┌──
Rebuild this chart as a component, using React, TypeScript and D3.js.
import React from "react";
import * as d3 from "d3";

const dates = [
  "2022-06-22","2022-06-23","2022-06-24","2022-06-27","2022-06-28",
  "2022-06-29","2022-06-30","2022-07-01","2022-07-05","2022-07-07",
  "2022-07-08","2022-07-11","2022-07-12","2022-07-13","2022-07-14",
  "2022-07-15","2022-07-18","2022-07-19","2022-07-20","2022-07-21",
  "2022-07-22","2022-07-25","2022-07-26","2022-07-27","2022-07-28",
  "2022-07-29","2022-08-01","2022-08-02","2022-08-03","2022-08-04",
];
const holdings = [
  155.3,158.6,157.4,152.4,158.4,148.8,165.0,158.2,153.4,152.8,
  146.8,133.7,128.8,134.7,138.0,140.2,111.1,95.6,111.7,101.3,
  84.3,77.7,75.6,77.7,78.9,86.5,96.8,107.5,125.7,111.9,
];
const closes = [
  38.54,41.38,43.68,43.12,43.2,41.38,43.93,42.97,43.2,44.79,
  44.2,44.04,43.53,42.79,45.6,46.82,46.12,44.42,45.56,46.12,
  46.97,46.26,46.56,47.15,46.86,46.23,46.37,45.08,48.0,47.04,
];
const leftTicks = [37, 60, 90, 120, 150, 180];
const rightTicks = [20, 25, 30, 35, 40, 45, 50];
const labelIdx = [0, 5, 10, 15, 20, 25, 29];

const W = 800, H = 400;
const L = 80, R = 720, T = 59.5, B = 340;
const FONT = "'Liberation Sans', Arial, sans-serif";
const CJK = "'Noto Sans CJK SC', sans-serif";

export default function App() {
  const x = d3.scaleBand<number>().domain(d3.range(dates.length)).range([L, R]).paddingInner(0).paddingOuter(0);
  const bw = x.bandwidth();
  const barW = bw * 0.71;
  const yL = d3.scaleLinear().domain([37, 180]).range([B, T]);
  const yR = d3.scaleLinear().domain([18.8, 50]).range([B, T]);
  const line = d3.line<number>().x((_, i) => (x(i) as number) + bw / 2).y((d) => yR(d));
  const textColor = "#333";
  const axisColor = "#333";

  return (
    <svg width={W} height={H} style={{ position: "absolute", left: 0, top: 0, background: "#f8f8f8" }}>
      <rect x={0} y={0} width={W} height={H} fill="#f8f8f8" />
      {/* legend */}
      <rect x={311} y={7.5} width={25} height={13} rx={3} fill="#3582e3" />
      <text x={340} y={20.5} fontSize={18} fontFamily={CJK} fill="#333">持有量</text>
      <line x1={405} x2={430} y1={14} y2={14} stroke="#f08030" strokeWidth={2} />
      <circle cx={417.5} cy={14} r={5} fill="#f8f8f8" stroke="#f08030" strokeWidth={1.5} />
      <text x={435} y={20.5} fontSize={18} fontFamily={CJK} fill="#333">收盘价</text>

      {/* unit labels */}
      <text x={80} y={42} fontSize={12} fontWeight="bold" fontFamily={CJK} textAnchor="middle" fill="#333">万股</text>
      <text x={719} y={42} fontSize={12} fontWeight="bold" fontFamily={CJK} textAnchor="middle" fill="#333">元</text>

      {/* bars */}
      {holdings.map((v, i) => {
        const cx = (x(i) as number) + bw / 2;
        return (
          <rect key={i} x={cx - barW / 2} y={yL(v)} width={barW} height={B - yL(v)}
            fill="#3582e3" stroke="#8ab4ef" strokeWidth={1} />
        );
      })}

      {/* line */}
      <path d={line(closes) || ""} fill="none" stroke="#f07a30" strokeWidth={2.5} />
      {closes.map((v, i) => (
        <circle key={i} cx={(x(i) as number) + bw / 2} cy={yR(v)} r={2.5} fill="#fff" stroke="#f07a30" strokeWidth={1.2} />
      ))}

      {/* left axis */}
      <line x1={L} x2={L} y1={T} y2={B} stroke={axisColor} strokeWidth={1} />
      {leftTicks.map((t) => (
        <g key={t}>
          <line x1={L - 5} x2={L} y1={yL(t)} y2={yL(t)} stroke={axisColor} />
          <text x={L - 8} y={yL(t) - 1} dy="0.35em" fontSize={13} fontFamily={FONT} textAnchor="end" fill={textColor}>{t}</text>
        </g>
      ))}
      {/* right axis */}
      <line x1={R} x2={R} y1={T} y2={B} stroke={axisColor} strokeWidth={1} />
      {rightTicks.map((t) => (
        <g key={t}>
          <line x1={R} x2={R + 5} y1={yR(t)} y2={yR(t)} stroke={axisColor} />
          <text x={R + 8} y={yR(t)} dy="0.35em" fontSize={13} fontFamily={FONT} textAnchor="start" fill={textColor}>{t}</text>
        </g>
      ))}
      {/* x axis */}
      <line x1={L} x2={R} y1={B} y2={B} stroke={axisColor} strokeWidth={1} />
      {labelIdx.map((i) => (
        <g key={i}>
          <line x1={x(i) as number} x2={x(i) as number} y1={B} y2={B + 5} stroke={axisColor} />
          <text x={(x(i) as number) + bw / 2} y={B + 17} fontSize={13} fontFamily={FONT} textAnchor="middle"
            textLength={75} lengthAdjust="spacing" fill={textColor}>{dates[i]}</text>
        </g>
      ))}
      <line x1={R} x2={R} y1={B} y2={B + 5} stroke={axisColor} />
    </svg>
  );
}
└──
» **Aim of the task**
Extract the listing in its entirety, matching it exactly.

» **Expected answer**
Rebuild this chart as a component, using React, TypeScript and D3.js.
import React from "react";
import * as d3 from "d3";

const dates = [
  "2022-06-22","2022-06-23","2022-06-24","2022-06-27","2022-06-28",
  "2022-06-29","2022-06-30","2022-07-01","2022-07-05","2022-07-07",
  "2022-07-08","2022-07-11","2022-07-12","2022-07-13","2022-07-14",
  "2022-07-15","2022-07-18","2022-07-19","2022-07-20","2022-07-21",
  "2022-07-22","2022-07-25","2022-07-26","2022-07-27","2022-07-28",
  "2022-07-29","2022-08-01","2022-08-02","2022-08-03","2022-08-04",
];
const holdings = [
  155.3,158.6,157.4,152.4,158.4,148.8,165.0,158.2,153.4,152.8,
  146.8,133.7,128.8,134.7,138.0,140.2,111.1,95.6,111.7,101.3,
  84.3,77.7,75.6,77.7,78.9,86.5,96.8,107.5,125.7,111.9,
];
const closes = [
  38.54,41.38,43.68,43.12,43.2,41.38,43.93,42.97,43.2,44.79,
  44.2,44.04,43.53,42.79,45.6,46.82,46.12,44.42,45.56,46.12,
  46.97,46.26,46.56,47.15,46.86,46.23,46.37,45.08,48.0,47.04,
];
const leftTicks = [37, 60, 90, 120, 150, 180];
const rightTicks = [20, 25, 30, 35, 40, 45, 50];
const labelIdx = [0, 5, 10, 15, 20, 25, 29];

const W = 800, H = 400;
const L = 80, R = 720, T = 59.5, B = 340;
const FONT = "'Liberation Sans', Arial, sans-serif";
const CJK = "'Noto Sans CJK SC', sans-serif";

export default function App() {
  const x = d3.scaleBand<number>().domain(d3.range(dates.length)).range([L, R]).paddingInner(0).paddingOuter(0);
  const bw = x.bandwidth();
  const barW = bw * 0.71;
  const yL = d3.scaleLinear().domain([37, 180]).range([B, T]);
  const yR = d3.scaleLinear().domain([18.8, 50]).range([B, T]);
  const line = d3.line<number>().x((_, i) => (x(i) as number) + bw / 2).y((d) => yR(d));
  const textColor = "#333";
  const axisColor = "#333";

  return (
    <svg width={W} height={H} style={{ position: "absolute", left: 0, top: 0, background: "#f8f8f8" }}>
      <rect x={0} y={0} width={W} height={H} fill="#f8f8f8" />
      {/* legend */}
      <rect x={311} y={7.5} width={25} height={13} rx={3} fill="#3582e3" />
      <text x={340} y={20.5} fontSize={18} fontFamily={CJK} fill="#333">持有量</text>
      <line x1={405} x2={430} y1={14} y2={14} stroke="#f08030" strokeWidth={2} />
      <circle cx={417.5} cy={14} r={5} fill="#f8f8f8" stroke="#f08030" strokeWidth={1.5} />
      <text x={435} y={20.5} fontSize={18} fontFamily={CJK} fill="#333">收盘价</text>

      {/* unit labels */}
      <text x={80} y={42} fontSize={12} fontWeight="bold" fontFamily={CJK} textAnchor="middle" fill="#333">万股</text>
      <text x={719} y={42} fontSize={12} fontWeight="bold" fontFamily={CJK} textAnchor="middle" fill="#333">元</text>

      {/* bars */}
      {holdings.map((v, i) => {
        const cx = (x(i) as number) + bw / 2;
        return (
          <rect key={i} x={cx - barW / 2} y={yL(v)} width={barW} height={B - yL(v)}
            fill="#3582e3" stroke="#8ab4ef" strokeWidth={1} />
        );
      })}

      {/* line */}
      <path d={line(closes) || ""} fill="none" stroke="#f07a30" strokeWidth={2.5} />
      {closes.map((v, i) => (
        <circle key={i} cx={(x(i) as number) + bw / 2} cy={yR(v)} r={2.5} fill="#fff" stroke="#f07a30" strokeWidth={1.2} />
      ))}

      {/* left axis */}
      <line x1={L} x2={L} y1={T} y2={B} stroke={axisColor} strokeWidth={1} />
      {leftTicks.map((t) => (
        <g key={t}>
          <line x1={L - 5} x2={L} y1={yL(t)} y2={yL(t)} stroke={axisColor} />
          <text x={L - 8} y={yL(t) - 1} dy="0.35em" fontSize={13} fontFamily={FONT} textAnchor="end" fill={textColor}>{t}</text>
        </g>
      ))}
      {/* right axis */}
      <line x1={R} x2={R} y1={T} y2={B} stroke={axisColor} strokeWidth={1} />
      {rightTicks.map((t) => (
        <g key={t}>
          <line x1={R} x2={R + 5} y1={yR(t)} y2={yR(t)} stroke={axisColor} />
          <text x={R + 8} y={yR(t)} dy="0.35em" fontSize={13} fontFamily={FONT} textAnchor="start" fill={textColor}>{t}</text>
        </g>
      ))}
      {/* x axis */}
      <line x1={L} x2={R} y1={B} y2={B} stroke={axisColor} strokeWidth={1} />
      {labelIdx.map((i) => (
        <g key={i}>
          <line x1={x(i) as number} x2={x(i) as number} y1={B} y2={B + 5} stroke={axisColor} />
          <text x={(x(i) as number) + bw / 2} y={B + 17} fontSize={13} fontFamily={FONT} textAnchor="middle"
            textLength={75} lengthAdjust="spacing" fill={textColor}>{dates[i]}</text>
        </g>
      ))}
      <line x1={R} x2={R} y1={B} y2={B + 5} stroke={axisColor} />
    </svg>
  );
}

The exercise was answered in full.